16 And said unto them that sold doves, Take these things hence; make not my Father's house an house of merchandise.

(G) Seemingly didactic report of an event with quote claiming the protagonist descended from God and that business shall not be conducted in God's house, the temple. Driving merchants and animals out as well as pouring out money and overturning tables suggests less emotionally-charged methods were or would not be effective. Or did he(?) just fly off the handle?

(H) 17 And his disciples remembered that it was written, The zeal of your house has eaten me up.

18 Then answered the Jews and said to him, What sign show you to us, seeing that you do these things?

(I ) In the face of this "scene" and reflection on earlier scripture (Psalm 69?), the do the protagonist's disciples question his "wretchedness"? or the action born of it? These disciple-Jews, or others, then ask in response to the behavior--with or without the wretched part--what was its meaning?

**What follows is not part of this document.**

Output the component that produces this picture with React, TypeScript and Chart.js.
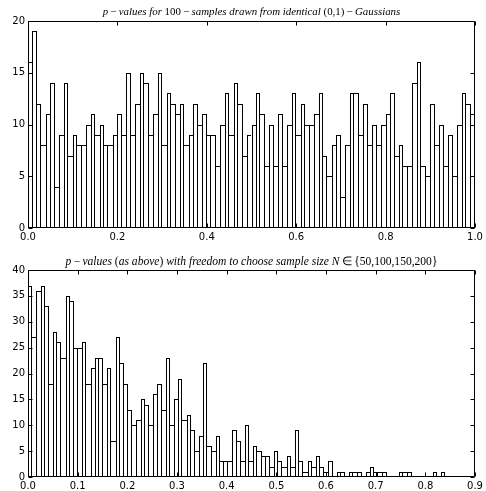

(J) It may be that a "text of any length, if translated into its own or another language, has worlds to open to us that we may but dimly sense without the most careful scrutiny, the most careful listening." But language plain or in translation can also but dimly denote exactly what it is we are to understand.

(K) Wonder with wonder.

(L) Imagine the impossible, that the at the time of the above reductions, or before, there was no interpretation. A baseline text once read is different from what was said if by the tiniest of margins, for it is the consciousness of the other who has created them in reading or hearing. No full access-entry possible into a text. Add to that the slipperiness of words and phrases and larger aggregations, as evidenced by the illustrative reductions, we can only hope for coincidence. The closest approximation is what we are after, but that in its wholeness is persistently elusive.

(M) Yet we proceed based on what we can apprehend, and through interaction, progress towards what we assent to as understanding.

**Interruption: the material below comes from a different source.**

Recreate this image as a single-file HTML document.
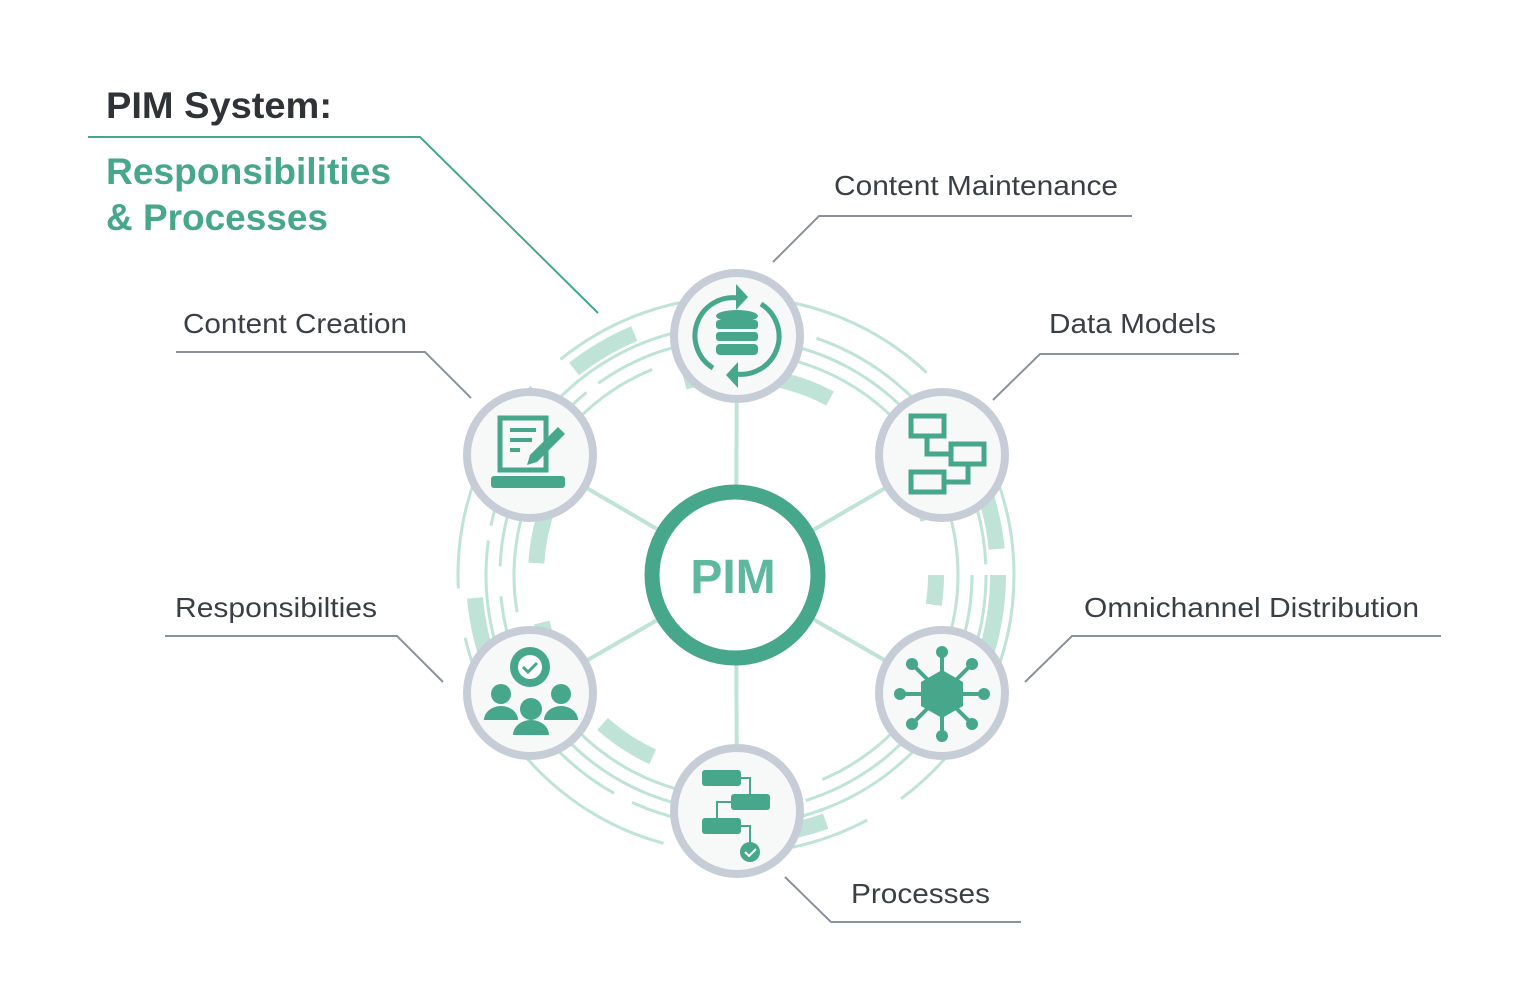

(N) The initial reduction, whatever its shortcomings, has to be compared with the original as re-read, decoded again. And if there is some large measure of satisfaction on what it is we have hold of then, we can interpret in an acknowledged sense.

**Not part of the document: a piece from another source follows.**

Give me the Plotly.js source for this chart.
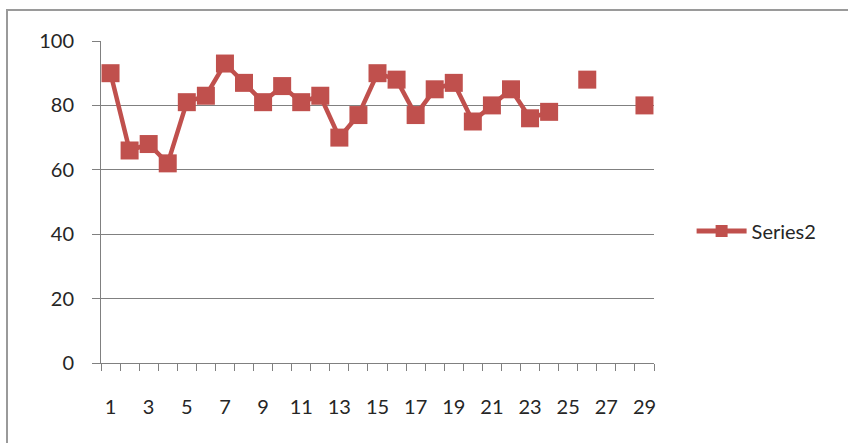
<!DOCTYPE html>
<html>
<head>
<meta charset="utf-8">
<script src="https://cdn.plot.ly/plotly-3.0.1.min.js"></script>
<style>
  html, body { margin: 0; padding: 0; background: #fff; }
  #wrap { position: relative; width: 848px; height: 443px; }
  #chart { width: 848px; height: 443px; }
  #frame { position: absolute; left: 6px; top: 9px; right: 0; bottom: 0;
           border-top: 2px solid #9a9a9a; border-left: 2px solid #9a9a9a;
           pointer-events: none; }
</style>
</head>
<body>
<div id="wrap">
  <div id="chart"></div>
  <div id="frame"></div>
</div>
<script>
// Data
const categories = [1,2,3,4,5,6,7,8,9,10,11,12,13,14,15,16,17,18,19,20,21,22,23,24,25,26,27,28,29];
const series2 = [90,66,68,62,81,83,93,87,81,86,81,83,70,77,90,88,77,85,87,75,80,85,76,78,null,88,null,null,80];
const xTickLabels = ['1','3','5','7','9','11','13','15','17','19','21','23','25','27','29'];
const xTickValues = [1,3,5,7,9,11,13,15,17,19,21,23,25,27,29];
const categoryBoundaries = categories.map(c => c - 0.5).concat([categories[categories.length-1] + 0.5]);

const red = '#C0504D';
const grid = '#808080';
const fontFam = 'Lato, "Open Sans", "DejaVu Sans", sans-serif';

const trace = {
  x: categories,
  y: series2,
  name: 'Series2',
  type: 'scatter',
  mode: 'lines+markers',
  connectgaps: false,
  line: { color: red, width: 4.5 },
  marker: { symbol: 'square', size: 18, color: red, line: { width: 0 } }
};

const layout = {
  width: 848, height: 443,
  margin: { l: 101, r: 194, t: 41, b: 80 },
  paper_bgcolor: '#fff', plot_bgcolor: '#fff',
  font: { family: fontFam, size: 20, color: '#262626' },
  showlegend: true,
  legend: {
    x: 1.068, y: 0.41, xanchor: 'left', yanchor: 'middle',
    font: { family: fontFam, size: 20, color: '#262626' },
    itemsizing: 'constant', itemwidth: 50, bgcolor: 'rgba(0,0,0,0)'
  },
  xaxis: {
    range: [0.5, 29.5],
    tickmode: 'array', tickvals: xTickValues, ticktext: xTickLabels,
    ticks: '', showgrid: false, zeroline: false,
    showline: true, linecolor: grid, linewidth: 1,
    ticklabelstandoff: 26,
    minor: { tickmode: 'array', tickvals: categoryBoundaries, ticks: 'outside',
             ticklen: 7, tickcolor: grid, tickwidth: 1, showgrid: false },
    fixedrange: true
  },
  yaxis: {
    range: [0, 100], tickmode: 'linear', tick0: 0, dtick: 20,
    ticks: 'outside', ticklen: 8, tickcolor: grid, tickwidth: 1,
    showgrid: true, gridcolor: grid, gridwidth: 1,
    zeroline: false, showline: true, linecolor: grid, linewidth: 1,
    ticklabelstandoff: 14,
    fixedrange: true
  }
};

Plotly.newPlot('chart', [trace], layout, { displayModeBar: false, staticPlot: true });
</script>
</body>
</html>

(O) To restate the now precariously convoluted.
* One, a text, an original.
* Two, the text is read. In the experience of reading, a first-hand interpretation is made. It is called what-we-think-it-says.
* Three, that interpretation is then reduced to match the text. Here is the second-hand.
* Four, the second-hand is compared with the original for fit and adjusted as needed. The comparative reading-rendering process becomes conceivably a revised second-hand interpretation, call it third-hand, in that a third results from the process of interacting texts.
* Five, the third-hand, if taken up, becomes a fourth text and a part of making additional texts which may bear great or little resemblance to the original.
* Recycle. Here is interpretation beyond the original and must be handled in the same manner as above in order to make sense of it.
(P) Wonder that we wonder?

(Q) To interpret in an acknowledged sense is roughly to have decoded a text and understood it within one's own language filters and horizons. If one adds external-to-the-text material, or voices, as somehow implied or inferred or reasonably understood as aid to understanding, we run the risk of no (without) wonder, and . . .

(R) No wonder! Full recognition and acknowledgment of how messed up things can get. This without the impossible, that at the time of the original, or before, there was--we assume (another of the genus interpretation) one or more intentions to communicate something or -things, consciously or unconsciously.

(S) Jam-packed, full of wonders, seen and unseen, to delight and dissuade us, much as the spells of sprites do us good or harm, when we think we are looking.

(T) The evocative enters in the empty spaces understanding cries for words like or as. With these, we are brought back to the beginnings where experience is the images we see internal and external which we want to render into language. That word pictures fully depict what we saw is a conceit we accept and ever so tentatively, and not so tentatively, say they describe what we know to have been like or as what it was.

(U) The choice of what to say or write or discuss then turns upon importance, the why of what we would understand. Understanding resident in I and we then drives the process rather than the other way round. It is the understanding of or about that suggests the importance and gives energy to discerning things as they are.

(V) Why wonder?

(W) Because. And more is wholly outside these matters and probably resides in the wondering subject, I.